(149a) Reducing the Impacts of Resource Temperature Degradation and Varying Ambient Temperature On Air-Cooled Binary Plant Performance | AIChE

(149a) Reducing the Impacts of Resource Temperature Degradation and Varying Ambient Temperature On Air-Cooled Binary Plant Performance

Authors 

Wendt, D. - Presenter, Idaho National Laboratory
Mines, G. L. - Presenter, Idaho National Laboratory


As the geothermal industry moves to use geothermal resources that are more expensive to develop, there will be increased incentive to use more efficient power plants. Because of increasing demand on finite supplies of water, this next generation of more efficient plants will likely need to reject heat sensibly to the ambient (air-cooling). Though they use no water, air-cooled systems have higher capital costs, reduced power output (rejection at a higher temperature), lower power sales due to higher parasitics (fan power), and have greater variability in power output (variation in the dry-bulb temperature). These effects are compounded as the resource temperature decreases.

Several currently available technologies have been studied to evaluate their potential to cost-effectively increase plant overall efficiency and total power generated during the plant operational life. These technologies include recuperation, in which turbine exhaust superheat is used to preheat the condensed working fluid prior to heat exchange with the geothermal fluid; reheat, where an intermediate heat exchange between the working fluid and geothermal fluid takes place during the expansion of the working fluid in the turbine; non-consumptive use of EGS makeup water to supplement the heat rejection; and substitution of working fluids at an intermediate point in the geothermal plant operational life.

Aspen Plus process models were developed to calculate optimal equipment sizing for maximizing the net power output of various process configurations in which geothermal resource temperature, geothermal fluid flow rate, ambient temperature, working fluid composition, heat exchanger pinch points, turbine and pump efficiencies, and process equipment and piping pressure drops were specified. A minimum geothermal fluid outlet temperature constraint was set to mitigate concerns of mineral precipitation on the heat exchanger surfaces. Two scenarios modeled were a baseline geothermal process employing the Organic Rankine Cycle (ORC) and a modified geothermal process design employing recuperation, reheat, and makeup water heat rejection in the Organic Rankine Cycle.
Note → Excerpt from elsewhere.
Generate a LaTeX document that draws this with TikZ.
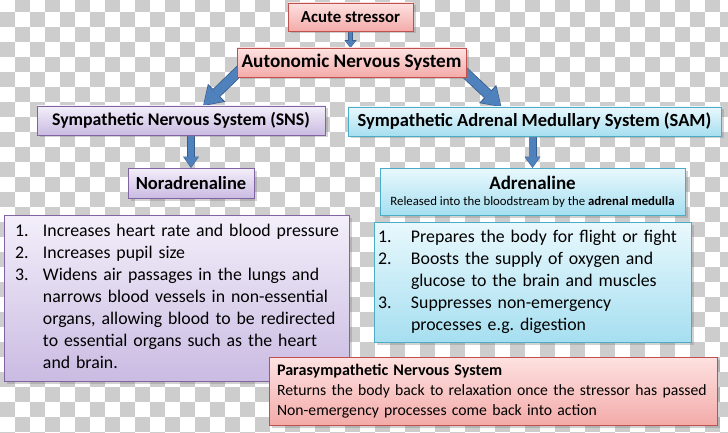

Following completion of the ?plant design? modeling described above, a process modeling analysis was performed to evaluate the effect of hourly ambient temperature variation and declining resource temperature over the operational life of the two power plant designs. The equipment specifications from the baseline and modified geothermal plant process designs were fixed and correlations were incorporated into the process models to adjust heat transfer coefficients, pump and turbine efficiencies, and pressure drops in order to evaluate process performance as geothermal resource and ambient temperatures varied. The capability to vary turbine nozzle geometry was included in all simulations to provide an additional degree of freedom in establishing optimal process conditions. In all cases evaluated, the geothermal fluid flow rate was assumed constant.

A comparison of the baseline geothermal plant and modified geothermal plant capital costs and total power generated during the plant operational life was then performed for a scenario with a defined resource temperature decline and annual temperature profile. The methodologies used to select the plant design conditions, including ambient design temperature, working fluid selection, and turbine nozzle area for a declining resource temperature are discussed.